Muriel needed shoes, which became shoes and bag and the necessary suit to match. So we spent some hours in Barbour’s, the Department Store of Distinction where we also had our lunch, lamb chops, mashed potatoes and vegetables for 5shillings 6 pence, a bargain if you ask me. Of course the crumble and custard were extra but as I always say “toffs are careless”. Well actually they are not because carelessness leads to the depletion of Trust funds and that would never do. So generally they are rather parsimonious to a degree which makes wartime austerity look like wanton extravagance. It would, however, destroy my line of thought to dwell on that one too much.
The Queen on an Easel
We were actually in town to attend the investiture of a dear friend with the MBE by the Lord Lieutenant of the county on behalf of H.M. The Queen. It was a lovely occasion as Muriel said, just hitting the right note of formality and friendliness. The Lord Lieutenant was as Muriel said manners personified and an excellent hostess. Due to lingering over custard, we were almost late and yet Muriel managed to turn her relegation to the second row behind the Council table into the must have seat. How does she do it? I am lost in admiration as indeed were those in the front row who found it necessary to crick their necks by constantly having to turn around to catch the benefits of Muriel’s Bon Mots. Even the Queen who was present in a framed portrait on an easel seemed to be at a disadvantageous angle.
Lions and Sharks
Afterwards Muriel and our deserving friend cornered the Member of Parliament to put him right on a number of policy matters. I could tell by his expression that he was under the illusion that he was swimming with dolphins only suddenly to realise that he was mistaken without his glasses and was indeed facing the full onslaught of two killer sharks.
Fortunately I quickly located the tea table and a rather nice selection of tray bakes fit for awards. I enjoyed these while looking at a rather nice Landseer in the vestibule of an African scene full of lions with a chum who wondered if Landseer had actually been in Africa.

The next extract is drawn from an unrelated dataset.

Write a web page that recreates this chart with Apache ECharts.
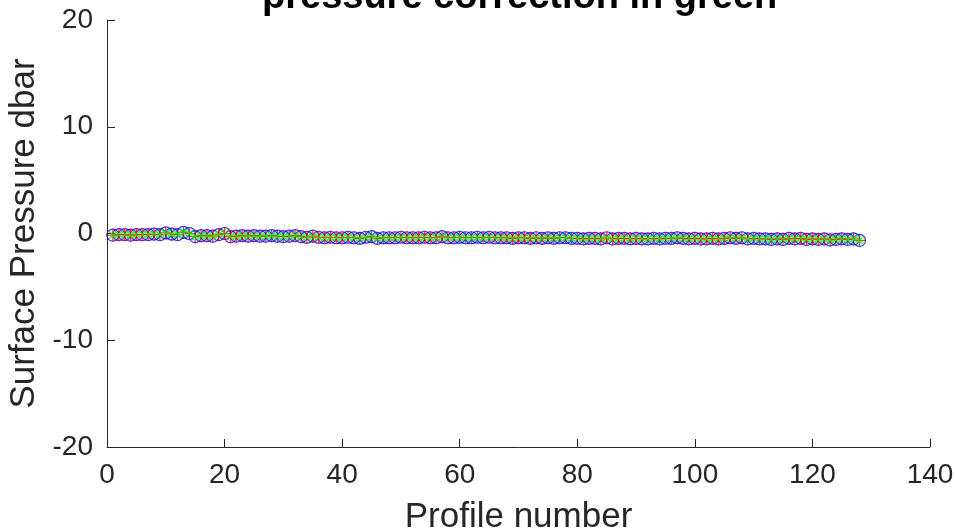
<!DOCTYPE html>
<html>
<head>
<meta charset="utf-8">
<script src="https://cdn.jsdelivr.net/npm/echarts@6/dist/echarts.min.js"></script>
<style>
  html, body { margin: 0; padding: 0; background: #fff; }
  #chart { width: 956px; height: 531px; }
</style>
</head>
<body>
<div id="chart"></div>
<script>
// surface pressure per profile (dbar)
const surfPres = [
  -0.15, -0.1, -0.1, -0.15, -0.1, -0.1, -0.1, -0.05, -0.1, 0.05,
  -0.05, -0.1, 0.1, 0.0, -0.3, -0.2, -0.2, -0.25, -0.1, 0.0,
  -0.3, -0.25, -0.2, -0.25, -0.2, -0.25, -0.25, -0.2, -0.25, -0.3,
  -0.25, -0.2, -0.3, -0.35, -0.25, -0.35, -0.4, -0.35, -0.4, -0.4,
  -0.35, -0.4, -0.45, -0.35, -0.3, -0.45, -0.4, -0.4, -0.4, -0.35,
  -0.4, -0.4, -0.4, -0.35, -0.4, -0.4, -0.3, -0.4, -0.4, -0.35,
  -0.4, -0.4, -0.35, -0.4, -0.35, -0.4, -0.4, -0.4, -0.45, -0.4,
  -0.4, -0.45, -0.4, -0.45, -0.4, -0.45, -0.4, -0.4, -0.45, -0.45,
  -0.5, -0.45, -0.45, -0.5, -0.4, -0.5, -0.45, -0.45, -0.5, -0.45,
  -0.5, -0.5, -0.45, -0.5, -0.45, -0.45, -0.4, -0.45, -0.5, -0.45,
  -0.5, -0.5, -0.45, -0.5, -0.45, -0.4, -0.45, -0.4, -0.5, -0.45,
  -0.5, -0.5, -0.55, -0.5, -0.55, -0.45, -0.5, -0.45, -0.55, -0.5,
  -0.55, -0.5, -0.6, -0.55, -0.5, -0.55, -0.5, -0.65
];
// corrected values (red +) and correction (green x) sit on the same line
const corrPres = surfPres;
const presCorrection = surfPres;

const xTicks = [0, 20, 40, 60, 80, 100, 120, 140];
const yTicks = [-20, -10, 0, 10, 20];

const axisColor = '#262626';
const font = 'Liberation Sans, Arial, sans-serif';

function pairs(vals) {
  return vals.map((v, i) => [i + 1, v]);
}

const chart = echarts.init(document.getElementById('chart'));
chart.setOption({
  animation: false,
  backgroundColor: '#fff',
  title: {
    text: 'pressure correction in green',
    left: 262,
    top: -21,
    padding: 0,
    textStyle: { fontFamily: font, fontSize: 38, fontWeight: 'bold', color: '#000', lineHeight: 38 }
  },
  grid: { left: 107, right: 26, top: 20, bottom: 84, outerBoundsMode: 'none', containLabel: false },
  xAxis: {
    type: 'value',
    min: xTicks[0], max: xTicks[xTicks.length - 1], interval: 20,
    name: 'Profile number',
    nameLocation: 'middle',
    nameGap: 53,
    nameTextStyle: { fontFamily: font, fontSize: 35, color: axisColor, lineHeight: 35 },
    axisLine: { onZero: false, lineStyle: { color: axisColor, width: 1 } },
    axisTick: { inside: true, length: 8, lineStyle: { color: axisColor } },
    axisLabel: { fontFamily: font, fontSize: 28, color: axisColor, margin: 14, lineHeight: 28 },
    splitLine: { show: false }
  },
  yAxis: {
    type: 'value',
    min: yTicks[0], max: yTicks[yTicks.length - 1], interval: 10,
    name: 'Surface Pressure dbar',
    nameLocation: 'middle',
    nameGap: 57,
    nameTextStyle: { fontFamily: font, fontSize: 35, color: axisColor, lineHeight: 35 },
    axisLine: { show: true, onZero: false, lineStyle: { color: axisColor, width: 1 } },
    axisTick: { show: true, inside: true, length: 8, lineStyle: { color: axisColor } },
    axisLabel: { fontFamily: font, fontSize: 28, color: axisColor, margin: 14 },
    splitLine: { show: false }
  },
  series: [
    {
      name: 'raw',
      type: 'scatter',
      data: pairs(surfPres),
      symbol: 'circle',
      symbolSize: 12,
      itemStyle: { color: 'rgba(0,0,0,0)', borderColor: '#0000ff', borderWidth: 1.2 }
    },
    {
      name: 'corrected',
      type: 'scatter',
      data: pairs(corrPres),
      symbol: 'path://M0,-1L0,1M-1,0L1,0',
      symbolSize: 13,
      itemStyle: { color: 'none', borderColor: '#ff0000', borderWidth: 1.2 }
    },
    {
      name: 'correction',
      type: 'scatter',
      data: pairs(presCorrection),
      symbol: 'path://M-1,-1L1,1M-1,1L1,-1',
      symbolSize: 7,
      itemStyle: { color: 'none', borderColor: '#00ff00', borderWidth: 1.5 }
    }
  ]
});
</script>
</body>
</html>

It certainly seemed a little odd for South West Scotland, wild and tough thought the landscape can be.
Now while the scene was a little fanciful, – a sort of cacophony of every wild animal under the sun I have in fact checked in my encyclopaedia and yes he was in Africa in 1909 where he designed the Johannesburg Art Gallery and the Rand War Memorial. One learns something new every day, except of course for Muriel who knows most things to begin with and prefers to teach others something new every day. Or as we call it “instruct”.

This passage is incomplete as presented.